Worship can act as window to our souls. Entering God’s presence, there can be no hiding from our true nature. It is very difficult to come to such a place in worship and remain guarded, defensive or cynical. Worship exposes everything about us.
Thankfully, God delights in showing us mercy in our vulnerability. While he is most assuredly a God of justice, He loves mercy. God loves us just the way we are, no matter what we may think of ourselves, or what anyone else thinks of us.
And yet, God’s presence has a way of revealing the truth about ourselves. It is no accident that people meeting God for the first time are often overcome with conviction of their sin. In my experience, if I have sin in my heart, it’s usually the first thing to be addressed when I come before God.

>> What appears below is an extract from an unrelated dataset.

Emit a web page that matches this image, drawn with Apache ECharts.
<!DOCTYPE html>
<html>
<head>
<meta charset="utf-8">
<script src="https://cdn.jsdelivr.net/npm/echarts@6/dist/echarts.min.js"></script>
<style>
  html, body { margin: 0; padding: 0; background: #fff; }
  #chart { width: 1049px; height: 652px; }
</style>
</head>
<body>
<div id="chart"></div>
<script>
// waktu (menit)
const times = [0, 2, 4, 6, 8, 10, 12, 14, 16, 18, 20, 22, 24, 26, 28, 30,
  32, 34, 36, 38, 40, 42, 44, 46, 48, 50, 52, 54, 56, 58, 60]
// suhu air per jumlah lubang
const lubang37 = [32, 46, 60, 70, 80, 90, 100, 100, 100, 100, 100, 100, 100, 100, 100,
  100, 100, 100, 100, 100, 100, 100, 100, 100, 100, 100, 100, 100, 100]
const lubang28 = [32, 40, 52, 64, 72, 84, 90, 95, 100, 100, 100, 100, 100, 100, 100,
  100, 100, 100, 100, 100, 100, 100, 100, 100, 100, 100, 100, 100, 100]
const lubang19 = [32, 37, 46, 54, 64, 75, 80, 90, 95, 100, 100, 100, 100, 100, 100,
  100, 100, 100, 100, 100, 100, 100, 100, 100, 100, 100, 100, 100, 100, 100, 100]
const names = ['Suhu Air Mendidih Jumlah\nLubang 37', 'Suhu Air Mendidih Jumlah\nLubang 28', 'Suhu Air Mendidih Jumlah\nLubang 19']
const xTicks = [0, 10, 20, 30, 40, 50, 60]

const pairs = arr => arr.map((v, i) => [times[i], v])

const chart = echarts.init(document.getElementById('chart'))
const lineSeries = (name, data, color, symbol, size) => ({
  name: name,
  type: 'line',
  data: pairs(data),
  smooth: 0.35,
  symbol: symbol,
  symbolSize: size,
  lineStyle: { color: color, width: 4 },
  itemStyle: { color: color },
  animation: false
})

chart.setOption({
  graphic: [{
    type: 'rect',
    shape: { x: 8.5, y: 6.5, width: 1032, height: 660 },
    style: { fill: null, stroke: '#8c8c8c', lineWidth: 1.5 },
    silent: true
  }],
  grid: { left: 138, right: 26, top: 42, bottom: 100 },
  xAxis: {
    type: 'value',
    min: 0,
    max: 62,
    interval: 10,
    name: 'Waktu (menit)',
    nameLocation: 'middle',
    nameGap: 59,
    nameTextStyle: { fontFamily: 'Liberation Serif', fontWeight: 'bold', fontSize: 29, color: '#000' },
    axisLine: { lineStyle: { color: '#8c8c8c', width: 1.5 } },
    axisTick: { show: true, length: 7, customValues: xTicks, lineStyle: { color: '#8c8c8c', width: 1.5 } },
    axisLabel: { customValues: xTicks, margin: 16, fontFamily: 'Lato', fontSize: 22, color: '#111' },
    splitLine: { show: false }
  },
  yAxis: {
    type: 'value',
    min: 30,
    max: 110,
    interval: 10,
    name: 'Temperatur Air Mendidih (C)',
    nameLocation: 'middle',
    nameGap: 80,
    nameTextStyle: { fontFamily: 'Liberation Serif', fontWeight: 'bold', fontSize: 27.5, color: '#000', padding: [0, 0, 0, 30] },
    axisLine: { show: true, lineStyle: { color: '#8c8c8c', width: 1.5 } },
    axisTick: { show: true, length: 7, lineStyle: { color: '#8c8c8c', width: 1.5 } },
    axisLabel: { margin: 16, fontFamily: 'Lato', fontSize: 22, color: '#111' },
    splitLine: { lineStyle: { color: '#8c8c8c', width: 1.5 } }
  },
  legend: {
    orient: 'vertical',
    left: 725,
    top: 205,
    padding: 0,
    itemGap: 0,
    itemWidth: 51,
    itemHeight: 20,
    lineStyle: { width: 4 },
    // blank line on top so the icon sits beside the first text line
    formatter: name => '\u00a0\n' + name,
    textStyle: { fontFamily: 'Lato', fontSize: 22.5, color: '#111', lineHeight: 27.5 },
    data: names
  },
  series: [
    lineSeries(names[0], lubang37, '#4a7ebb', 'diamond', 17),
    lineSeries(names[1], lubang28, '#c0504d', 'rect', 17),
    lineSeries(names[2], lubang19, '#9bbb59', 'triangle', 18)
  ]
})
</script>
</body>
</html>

God allows us to feel convicted and guilty about our sin. It is a great motivator for repentance and change. God also allows us to feel vulnerable in His presence; it reminds us of our humanity and our great need for Him.
But worship is not just about showing us our true nature. It also reveals to us the true nature of God. In worship we may take a glimpse of our Heavenly Father, the way He really is. We come to understand His mercy toward us, His magnificence, His power and His holiness. It is during worship that we may come to understand His heart-wrenching, Son-sacrificing, nothing-held-back love.

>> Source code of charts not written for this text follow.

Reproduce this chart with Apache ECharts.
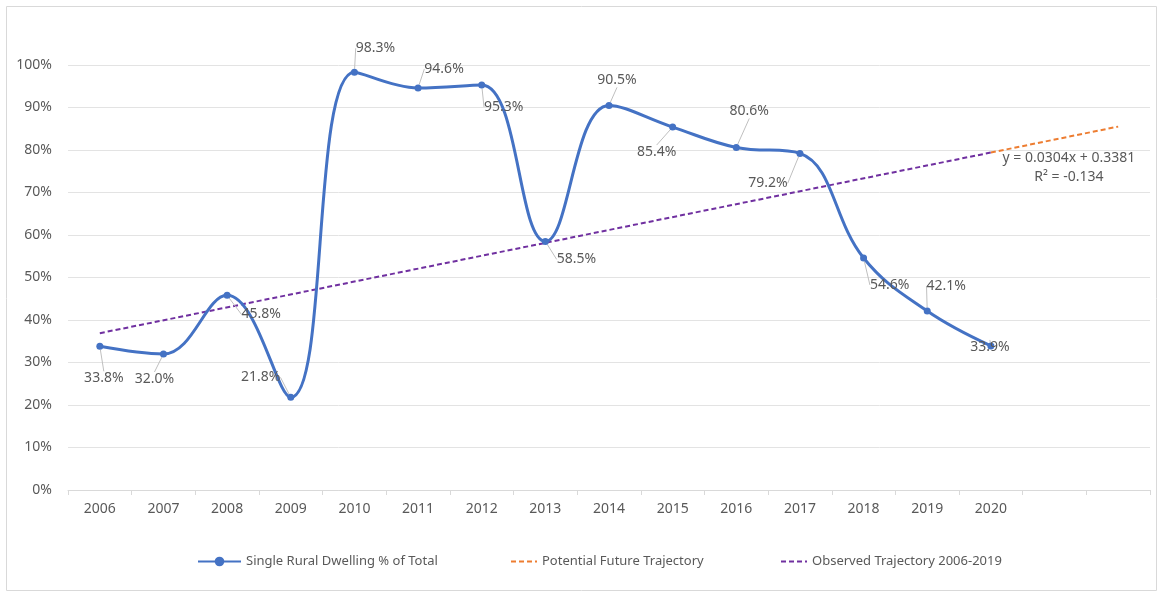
<!DOCTYPE html>
<html>
<head>
<meta charset="utf-8">
<script src="https://cdn.jsdelivr.net/npm/echarts@6/dist/echarts.min.js"></script>
<style>
  html, body { margin: 0; padding: 0; background: #fff; }
  #main { width: 1162px; height: 594px; }
</style>
</head>
<body>
<div id="main"></div>
<script>
// data
const years = ['2006', '2007', '2008', '2009', '2010', '2011', '2012', '2013', '2014',
    '2015', '2016', '2017', '2018', '2019', '2020', '', ' '];
const singleRural = [33.8, 32.0, 45.8, 21.8, 98.3, 94.6, 95.3, 58.5, 90.5, 85.4, 80.6, 79.2, 54.6, 42.1, 33.9];
// trendline end points (y = 0.0304x + 0.3381)
const observedTrend = [['2006', 36.9], ['2020', 79.4]];
const futureTrend = [['2020', 79.4], [' ', 85.5]];
const yTicks = [0, 10, 20, 30, 40, 50, 60, 70, 80, 90, 100];
const trendText = 'y = 0.0304x + 0.3381\nR² = -0.134';

// label nudges (px) so they sit like the original
const labelShift = [
    [4, 32], [-9, 25], [34, 19], [-30, -20], [21, -24], [26, -19], [22, 22], [31, 18],
    [8, -25], [-16, 25], [13, -36], [-32, 30], [26, 27], [19, -25], [-1, 1]
];

const font = '"Noto Sans", "Open Sans", sans-serif';
const grey = '#595959';
const legendText = { color: grey, fontSize: 13, fontFamily: font };

const chart = echarts.init(document.getElementById('main'));
chart.setOption({
    animation: false,
    textStyle: { fontFamily: font },
    graphic: [{
        type: 'rect',
        shape: { x: 6.5, y: 6.5, width: 1150, height: 584 },
        style: { fill: 'none', stroke: '#d9d9d9', lineWidth: 1 },
        silent: true
    }],
    grid: { left: 68, right: 12, top: 65, bottom: 104 },
    legend: [
        {
            left: 197, top: 555, padding: 0, itemGap: 4, itemWidth: 43, itemHeight: 12,
            textStyle: legendText,
            data: ['Single Rural Dwelling % of Total']
        },
        {
            left: 510, top: 555, padding: 0, itemWidth: 26, itemHeight: 12,
            textStyle: legendText,
            itemStyle: { opacity: 0 },
            data: ['Potential Future Trajectory']
        },
        {
            left: 780, top: 555, padding: 0, itemWidth: 26, itemHeight: 12,
            textStyle: legendText,
            itemStyle: { opacity: 0 },
            data: ['Observed Trajectory 2006-2019']
        }
    ],
    xAxis: {
        type: 'category',
        data: years,
        boundaryGap: true,
        axisLine: { lineStyle: { color: '#d9d9d9' } },
        axisTick: { show: true, length: 5, lineStyle: { color: '#d9d9d9' } },
        axisLabel: { color: grey, fontSize: 14, margin: 12, fontFamily: font }
    },
    yAxis: {
        type: 'value',
        min: yTicks[0],
        max: yTicks[yTicks.length - 1],
        interval: 10,
        axisLine: { show: false },
        axisTick: { show: false },
        splitLine: { lineStyle: { color: '#e3e3e3' } },
        axisLabel: { color: grey, fontSize: 14, margin: 16, formatter: '{value}%', fontFamily: font }
    },
    series: [
        {
            name: 'Single Rural Dwelling % of Total',
            type: 'line',
            data: singleRural,
            smooth: 0.4,
            clip: false,
            z: 3,
            symbol: 'circle',
            symbolSize: 7,
            color: '#4472c4',
            lineStyle: { width: 3, color: '#4472c4' },
            itemStyle: { color: '#4472c4' },
            label: {
                show: true,
                position: 'inside',
                color: grey,
                fontSize: 14,
                fontFamily: font,
                formatter: p => p.value.toFixed(1) + '%'
            },
            labelLine: { show: true, lineStyle: { color: '#bfbfbf', width: 1 } },
            labelLayout: p => ({ dx: labelShift[p.dataIndex][0], dy: labelShift[p.dataIndex][1] })
        },
        {
            name: 'Potential Future Trajectory',
            type: 'line',
            data: futureTrend,
            symbol: 'none',
            z: 2,
            color: '#ed7d31',
            lineStyle: { width: 2, type: [5, 3], color: '#ed7d31' },
            markPoint: {
                symbol: 'circle',
                symbolSize: 1,
                itemStyle: { color: 'rgba(0,0,0,0)' },
                label: {
                    show: true,
                    position: 'inside',
                    offset: [78, 15],
                    color: grey,
                    fontSize: 14,
                    fontFamily: font,
                    lineHeight: 19,
                    align: 'center',
                    formatter: trendText
                },
                data: [{ coord: futureTrend[0] }]
            }
        },
        {
            name: 'Observed Trajectory 2006-2019',
            type: 'line',
            data: observedTrend,
            symbol: 'none',
            z: 2,
            color: '#7030a0',
            lineStyle: { width: 2, type: [5, 3], color: '#7030a0' }
        }
    ]
});
</script>
</body>
</html>
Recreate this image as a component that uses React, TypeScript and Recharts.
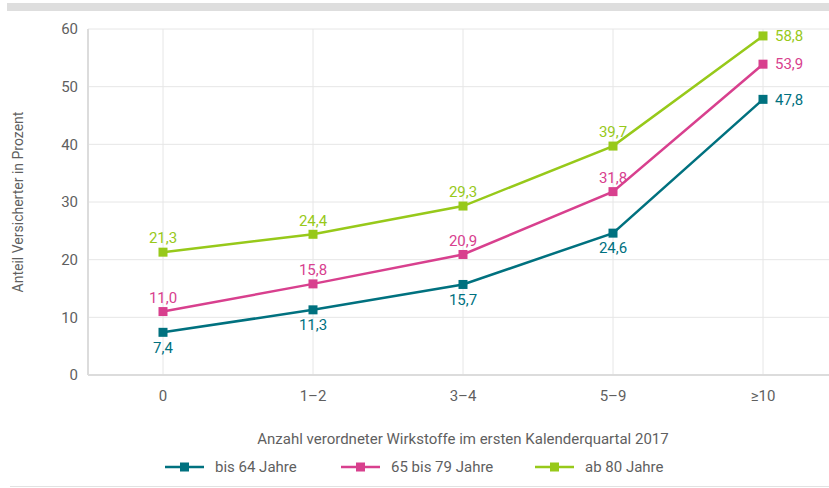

I find that worship shows me who God is as opposed to who I have imagined Him to be. Sometimes we get ideas from others about God’s nature: we are told that God is an old senile man, a tyrant ruler, a distant indifferent bystander, or an energy being likened to “The Force”. There may be other descriptions of God that you have encountered.
But in worship, God has the opportunity to transcend these misguided notions of Himself by showing His mighty and merciful nature to us. These moments go beyond intellectual understanding; they are moments that cut us to the heart, raising us up and breaking us down. They are realisations felt with our whole body, not just understood within the limits of reason. These are moments to treasure.
I am mindful that it is not just during worship times that God can reveal Himself to us. We all experience God in different ways and He can enter into our daily grind at any moment, use any person or anything to speak to us afresh. Worship is simply one potentially focused time when God may show Himself to us.
Many things can bring us to this point in worship. I find music is often the pathway to meeting God for me. Singing has a way of transporting my soul to the delights of His presence. For others, it may be in reading the Word, helping a stranger or sitting in a street café that they encounter God face-to-face.
Whatever the vehicle, worship helps us to move to a place of seeing God and ourselves in a true light. Worship gives us a window into God’s own heart, where we may know and love Him even more.
I like to think that worship also gives God a window through which He can pour His love for us into every corner of our lives. Worship gives God an opportunity to remind us of His relentless love. After all, He loves mercy and He loves us extravagantly.
May God, in times of worship as well as the ordinariness of everyday life, pour His love into the windows of our souls, so that we may know and breathe the height, the depth, the expansiveness of His great love.